Sure, it's cool – but if we have to ask to have the machines enabled, then it presents a big barrier to the ease of use. The problem is it works in the same way as a card machine, where the till has to be told to accept a different kind of payment. Those systems that we ready to accept payment were fine – it's just not prevalent enough.
Visa is extolling the penetration of contactless cards (30 million in the UK by the end of the year) but the fact is people aren't using them, and that's mostly because they're not really sure how to use them.
For instance, when paying for part of a meal in a restaurant, the waiter picked up the card, placed it on the reader and £12 was debited. No asking if we wanted to pay via NFC, and similarly, no receipt, which will worry those new to the technology.
It took a fraction of the time to pay using NFC compared to paying via card, and it was excellent to see staff knowing how to use the system; but it should be the cardholder that gets to make the choice and tap the screen.
There's also the issue of knowing where contactless payments are available – you can check it out on the interactive Visa map (and there are loads) but having to trawl around and find places we could use the phone to pay for items was annoying.
This would be solved if it wasn't a pre-pay scheme, but we found ourselves buying coffees we didn't really want just to use up the money we'd preloaded.
The good news is we should see a swifter installation of these contactless payment terminals around the country: most of the time these are provided by banks to vendors, and given the banks also make money from each NFC payment, the desire to make it as prevalent as possible is clear to see.

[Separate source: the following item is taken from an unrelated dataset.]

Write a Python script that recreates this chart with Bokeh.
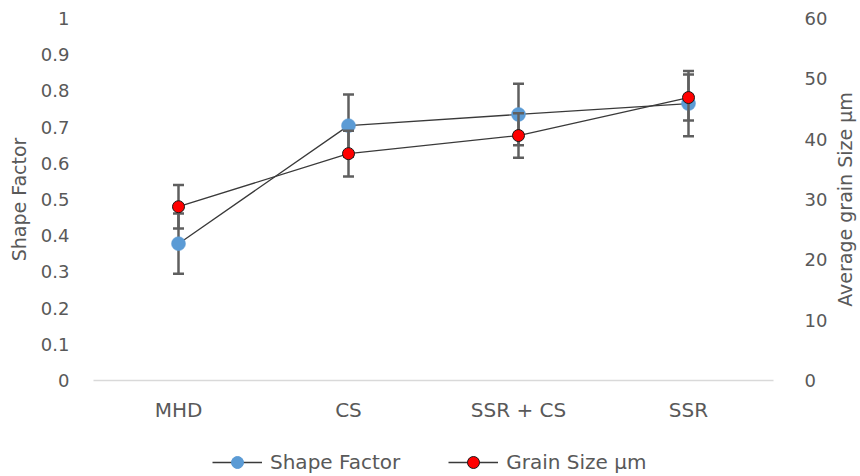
from bokeh.plotting import figure
from bokeh.layouts import column, row
from bokeh.models import FactorRange, Range1d, LinearAxis, FixedTicker, Legend, LegendItem
from bokeh.embed import file_html
from bokeh.resources import INLINE

# ---- data ----
categories = ["MHD", "CS", "SSR + CS", "SSR"]
shape_factor = [0.378, 0.704, 0.735, 0.765]
shape_err = [0.083, 0.086, 0.085, 0.090]
grain_size = [28.8, 37.6, 40.6, 46.9]
grain_err = [3.6, 3.8, 3.7, 3.8]
series_names = ["Shape Factor", "Grain Size µm"]

left_ticks = [0, 0.1, 0.2, 0.3, 0.4, 0.5, 0.6, 0.7, 0.8, 0.9, 1]
left_tick_labels = ["0", "0.1", "0.2", "0.3", "0.4", "0.5", "0.6", "0.7", "0.8", "0.9", "1"]
right_ticks = [0, 10, 20, 30, 40, 50, 60]

TXT = "#595959"
FONT = "DejaVu Sans"
BLUE = "#5B9BD5"
RED = "#FF0000"
LINE = "#3a3a3a"
ERR = "#5f5f5f"

p = figure(x_range=FactorRange(*categories), y_range=Range1d(0, 1),
           width=830, height=440, output_backend="svg", toolbar_location=None,
           min_border_left=93, min_border_right=55, min_border_top=18, min_border_bottom=60)
p.extra_y_ranges = {"grain": Range1d(0, 60)}
p.outline_line_color = None
p.xgrid.grid_line_color = None
p.ygrid.grid_line_color = None

# left axis
ly = p.yaxis[0]
ly.ticker = FixedTicker(ticks=left_ticks)
ly.major_label_overrides = {t: s for t, s in zip(left_ticks, left_tick_labels)}
ly.axis_label = "Shape Factor"
ly.axis_line_color = None
ly.major_tick_line_color = None
ly.minor_tick_line_color = None
ly.major_label_standoff = 18
ly.axis_label_standoff = 8
ly.major_label_text_font_size = "18px"
ly.major_label_text_color = TXT
ly.major_label_text_font = FONT
ly.axis_label_text_font_size = "19px"
ly.axis_label_text_font_style = "normal"
ly.axis_label_text_color = TXT
ly.axis_label_text_font = FONT

# right axis (tick labels only; its title is in the narrow strip at the right)
ry = LinearAxis(y_range_name="grain", ticker=FixedTicker(ticks=right_ticks))
ry.axis_line_color = None
ry.major_tick_line_color = None
ry.minor_tick_line_color = None
ry.major_label_standoff = 25
ry.major_label_text_font_size = "18px"
ry.major_label_text_color = TXT
ry.major_label_text_font = FONT
p.add_layout(ry, "right")

# x axis
ax = p.xaxis[0]
ax.axis_line_color = "#D9D9D9"
ax.axis_line_width = 1.5
ax.major_tick_line_color = None
ax.minor_tick_line_color = None
ax.major_label_standoff = 11
ax.major_label_text_font_size = "20px"
ax.major_label_text_color = TXT
ax.major_label_text_font = FONT

# Shape factor series
sf_lo = [v - e for v, e in zip(shape_factor, shape_err)]
sf_hi = [v + e for v, e in zip(shape_factor, shape_err)]
p.line(categories, shape_factor, line_color=LINE, line_width=1.3)
p.segment(x0=categories, y0=sf_lo, x1=categories, y1=sf_hi, line_color=ERR, line_width=2.5)
p.scatter(categories, sf_lo, marker="dash", size=11, line_color=ERR, line_width=2.5)
p.scatter(categories, sf_hi, marker="dash", size=11, line_color=ERR, line_width=2.5)
p.scatter(categories, shape_factor, size=14, fill_color=BLUE, line_color=BLUE, line_width=0.5)

# Grain size series
gs_lo = [v - e for v, e in zip(grain_size, grain_err)]
gs_hi = [v + e for v, e in zip(grain_size, grain_err)]
p.line(categories, grain_size, line_color=LINE, line_width=1.3, y_range_name="grain")
p.segment(x0=categories, y0=gs_lo, x1=categories, y1=gs_hi, line_color=ERR, line_width=2.5,
          y_range_name="grain")
p.scatter(categories, gs_lo, marker="dash", size=11, line_color=ERR, line_width=2.5, y_range_name="grain")
p.scatter(categories, gs_hi, marker="dash", size=11, line_color=ERR, line_width=2.5, y_range_name="grain")
p.scatter(categories, grain_size, size=12, fill_color=RED, line_color="#1a1a1a", line_width=1,
          y_range_name="grain")

# narrow strip carrying the right-hand axis title (reads bottom to top)
rt = figure(width=30, height=440, output_backend="svg", toolbar_location=None,
            x_axis_type=None, x_range=Range1d(0, 1), y_range=Range1d(0, 60),
            min_border_left=26, min_border_right=0, min_border_top=18, min_border_bottom=60)
rt.outline_line_color = None
rt.xgrid.grid_line_color = None
rt.ygrid.grid_line_color = None
ta = rt.yaxis[0]
ta.ticker = FixedTicker(ticks=[])
ta.axis_label = "Average grain Size µm"
ta.axis_line_color = None
ta.major_tick_line_color = None
ta.minor_tick_line_color = None
ta.major_label_standoff = 0
ta.axis_label_standoff = 2
ta.axis_label_text_font_size = "19px"
ta.axis_label_text_font_style = "normal"
ta.axis_label_text_color = TXT
ta.axis_label_text_font = FONT

# legend strip (separate figure under the chart); proxy glyphs lie outside its ranges
lg = figure(width=860, height=36, output_backend="svg", toolbar_location=None,
            x_axis_type=None, y_axis_type=None,
            min_border_left=93, min_border_right=85, min_border_top=0, min_border_bottom=0,
            x_range=Range1d(0, 1), y_range=Range1d(0, 1))
lg.outline_line_color = None
lg.xgrid.grid_line_color = None
lg.ygrid.grid_line_color = None
off = [-5]
la = lg.line(x=off, y=off, line_color=LINE, line_width=1.3)
ma = lg.scatter(x=off, y=off, size=14, fill_color=BLUE, line_color=BLUE)
lb = lg.line(x=off, y=off, line_color=LINE, line_width=1.3)
mb = lg.scatter(x=off, y=off, size=12, fill_color=RED, line_color="#1a1a1a", line_width=1)

legend = Legend(items=[LegendItem(label=series_names[0], renderers=[la, ma]),
                       LegendItem(label=series_names[1], renderers=[lb, mb])],
                orientation="horizontal", location=(119, -1),
                border_line_color=None, background_fill_alpha=0,
                padding=0, margin=0, spacing=48, glyph_width=50, glyph_height=30,
                label_standoff=8, label_height=20,
                label_text_font_size="20px", label_text_color=TXT, label_text_font=FONT)
lg.add_layout(legend)

open("out.html", "w").write(file_html(column(row(p, rt), lg), INLINE))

There are already 120,000 of these terminals in place and their numbers are increasing all the time: the Post Office is going to fit them in all its branches over the coming months, and the likes of Marks and Spencer and Tesco are beginning to deploy the technology too – complete with signage denoting the new payment method.
Are we ready?
It's pretty clear we're standing on the precipice of contactless cards being used much more regularly in day to day life. The terminals are rolling out, education campaigns are underway to help consumers know what contactless actually means, and the means of actually paying are becoming more prevalent.
There also should be special strips for contactless payments; currently you're just supposed to wipe your device over a chip and pin machine and hope for the best. Flat services, like Oyster Card readers, would be great if there was space – or at least more direction on where to place the phone.

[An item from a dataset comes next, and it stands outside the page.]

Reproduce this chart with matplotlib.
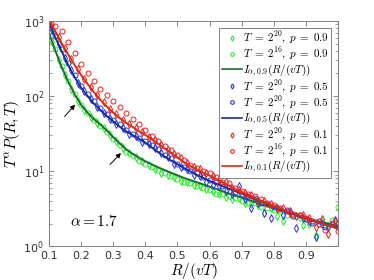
import numpy as np
import matplotlib
matplotlib.use("Agg")
import matplotlib.pyplot as plt
from matplotlib.lines import Line2D

plt.rcParams['mathtext.fontset'] = 'cm'
plt.rcParams['font.family'] = ['DejaVu Sans']

# theory curves I_{alpha,p}(R/(vT))
x_line = [0.10, 0.12, 0.14, 0.16, 0.18, 0.20, 0.22, 0.24, 0.26, 0.28, 0.30, 0.32, 0.34, 0.36, 0.38,
          0.40, 0.44, 0.48, 0.52, 0.56, 0.60, 0.64, 0.68, 0.72, 0.76, 0.80, 0.84, 0.88, 0.92, 0.96, 1.00]
red_line = [1050, 725, 500, 355, 257, 190, 145, 112, 89, 72, 60, 51, 44, 38.9, 34,
            30.2, 23, 17.4, 13.2, 10.5, 8.7, 7.1, 5.75, 4.8, 4.05, 3.4, 2.95, 2.57, 2.24, 1.95, 1.7]
blue_line = [955, 600, 390, 257, 178, 129, 100, 79, 65, 54, 46, 39, 34, 30.2, 26.9,
             24, 17.8, 13.8, 11, 8.9, 7.4, 6.3, 5.4, 4.6, 3.9, 3.3, 2.88, 2.5, 2.19, 1.95, 1.74]
green_line = [690, 400, 240, 155, 105, 76, 60, 49, 41.7, 34.7, 28.2, 23.4, 19.5, 17, 15.1,
              13.5, 11.2, 9.5, 8.1, 7.1, 6.2, 5.4, 4.7, 4.15, 3.6, 3.2, 2.8, 2.5, 2.24, 2.04, 1.86]

# simulation data: circles at even x (T=2^16), diamonds at odd x (T=2^20)
x_circ = np.round(np.arange(0.10, 1.001, 0.02), 2)
x_diam = np.round(np.arange(0.11, 0.991, 0.02), 2)

red_circ = [1050, 860, 725, 525, 372, 269, 204, 158, 126, 102, 85, 71, 59, 50, 42, 35.5,
            29.5, 25.1, 21.4, 19.1, 16.6, 14.1, 12.0, 11.0, 10.0, 9.3, 8.3, 7.2, 6.9, 5.9, 5.5,
            4.9, 4.6, 4.2, 3.6, 3.55, 3.16, 3.0, 2.7, 2.6, 2.4, 2.15, 2.0, 1.66, 2.05, 1.58]
red_diam = [912, 617, 437, 309, 229, 170, 132, 102, 83, 68, 57.5, 48, 42.7, 37, 33, 28.8,
            25.7, 22.4, 19, 17, 14.8, 12.9, 11.5, 10.5, 9.3, 8.5, 7.6, 7.1, 6.0, 5.6, 5.1,
            4.8, 4.0, 4.0, 3.6, 3.2, 3.2, 2.75, 2.5, 2.6, 2.4, 1.8, 2.3, 1.45, 2.15]
blue_circ = [980, 630, 420, 275, 190, 138, 107, 85, 69, 58, 48, 42, 35.5, 31.6, 27.5, 25,
             22, 19.5, 16.6, 14.8, 12.6, 11.5, 10, 9.3, 8.3, 7.6, 7.2, 6.3, 6.2, 5.2, 5.0,
             4.6, 4.4, 3.8, 3.7, 3.3, 3.2, 2.95, 2.5, 2.6, 2.3, 2.05, 2.15, 1.8, 2.0, 1.78]
blue_diam = [760, 490, 325, 220, 150, 115, 91, 72, 59, 50, 43, 38, 31.6, 29, 24.5, 23,
             20, 17.4, 15.5, 12.6, 11.2, 10.5, 8.9, 8.5, 7.2, 6.6, 6.3, 5.5, 5.0, 6.3, 4.2,
             3.2, 3.8, 2.8, 2.35, 3.2, 2.6, 2.95, 1.74, 2.4, 2.15, 1.32, 2.0, 1.78, 2.25]
green_circ = [720, 420, 250, 160, 107, 76, 59, 48, 40, 33, 27, 22.4, 18.2, 15.8, 13.8, 12.3,
              11.2, 10.2, 9.3, 8.7, 7.9, 7.2, 6.9, 6.3, 6.0, 5.6, 5.0, 4.9, 4.6, 4.4, 4.0,
              3.8, 3.7, 3.3, 3.2, 3.0, 2.9, 2.6, 2.6, 2.35, 2.3, 2.15, 2.0, 1.9, 2.2, 3.3]
green_diam = [525, 300, 190, 126, 87, 66, 52, 44, 37, 30, 25, 20.4, 17.4, 15.5, 13.5, 12,
              10.7, 9.5, 8.9, 8.3, 7.4, 7.1, 6.5, 6.3, 5.8, 5.4, 5.0, 4.5, 4.3, 4.4, 3.7,
              3.6, 3.5, 2.8, 3.2, 2.5, 2.15, 2.8, 2.5, 1.9, 2.0, 1.4, 2.15, 1.85, 2.0]

labels = [r'$T\;=\;2^{20},\;p\;=\;0.9$', r'$T\;=\;2^{16},\;p\;=\;0.9$', r'$I_{\alpha,0.9}(R/(vT))$',
          r'$T\;=\;2^{20},\;p\;=\;0.5$', r'$T\;=\;2^{20},\;p\;=\;0.5$', r'$I_{\alpha,0.5}(R/(vT))$',
          r'$T\;=\;2^{20},\;p\;=\;0.1$', r'$T\;=\;2^{16},\;p\;=\;0.1$', r'$I_{\alpha,0.1}(R/(vT))$']

fig = plt.figure(figsize=(3.74, 2.8), dpi=100)
ax = fig.add_axes([0.131, 0.121, 0.773, 0.804])

ms = 3.6
mew = 0.7
groups = [('#22ee22', '#1d6b36', green_diam, green_circ, green_line),
          ('#2233ee', '#1c2f8f', blue_diam, blue_circ, blue_line),
          ('#ee2222', '#dd2a10', red_diam, red_circ, red_line)]
for mc, lc, dd, cc, ll in groups:
    ax.plot(x_diam, dd, 'd', ms=ms, mfc='none', mec=mc, mew=mew)
    ax.plot(x_circ, cc, 'o', ms=ms, mfc='none', mec=mc, mew=mew)
    ax.plot(x_line, ll, '-', color=lc, lw=1.4)

ax.set_yscale('log')
ax.set_xlim(0.1, 1.0)
ax.set_ylim(1, 1000)
ax.set_xticks([0.1, 0.2, 0.3, 0.4, 0.5, 0.6, 0.7, 0.8, 0.9])
ax.set_xticklabels(['0.1', '0.2', '0.3', '0.4', '0.5', '0.6', '0.7', '0.8', '0.9'])
ax.tick_params(which='both', direction='in', top=True, right=True, labelsize=8,
               color='#777777', labelcolor='#333333')
ax.tick_params(which='major', length=3.5, width=0.6)
ax.tick_params(which='minor', length=2, width=0.5)
for s in ax.spines.values():
    s.set_color('#808080')
    s.set_linewidth(0.7)

ax.set_xlabel(r'$R/(vT)$', fontsize=11, labelpad=0)
ax.set_ylabel(r'$T^{\alpha}P(R,T)$', fontsize=11, labelpad=1)

ax.text(0.165, 2.1, r'$\alpha=1.7$', fontsize=11, va='center')
ax.annotate('', xy=(0.187, 82), xytext=(0.143, 50),
            arrowprops=dict(arrowstyle='-|>', color='k', lw=0.7, mutation_scale=7))
ax.annotate('', xy=(0.33, 18.5), xytext=(0.284, 11.5),
            arrowprops=dict(arrowstyle='-|>', color='k', lw=0.7, mutation_scale=7))

# legend handles
handles = []
for mc, lc, dd, cc, ll in groups:
    handles.append(Line2D([], [], ls='none', marker='d', ms=2.6, mfc='none', mec=mc, mew=0.8))
    handles.append(Line2D([], [], ls='none', marker='o', ms=2.6, mfc='none', mec=mc, mew=0.8))
    handles.append(Line2D([], [], color=lc, lw=1.2))
leg = ax.legend(handles, labels, loc='upper right', fontsize=8, frameon=True, fancybox=False,
                edgecolor='#808080', framealpha=1, handlelength=1.8, handletextpad=0.1,
                labelspacing=0.0, borderpad=0.25, borderaxespad=0.6)
leg.get_frame().set_linewidth(0.7)

fig.savefig('out.png', dpi=100)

But it's early days for the system, and we saw a lot of benefit for the service. Security and finance management were high on the list; paying using the phone instead of cash meant that even if we lost the phone, we could stop the account before losing any money… and banks will guarantee the amount too.
Compare that to losing a wallet full of cash, and you can see why it's preferable… as long as you realise what's gone before the thief is buying the whole of McDonald's lunch on your behalf. (Although, in fairness, there is a limit on how much can be spent before a PIN has to be entered).
Would we consider ditching the card for a phone? Not just yet – we can't get over the fact we feel like utter fools asking to pay using a phone – but when most vendors are on board and up to speed, we'll be the first in line to sign our mobile up.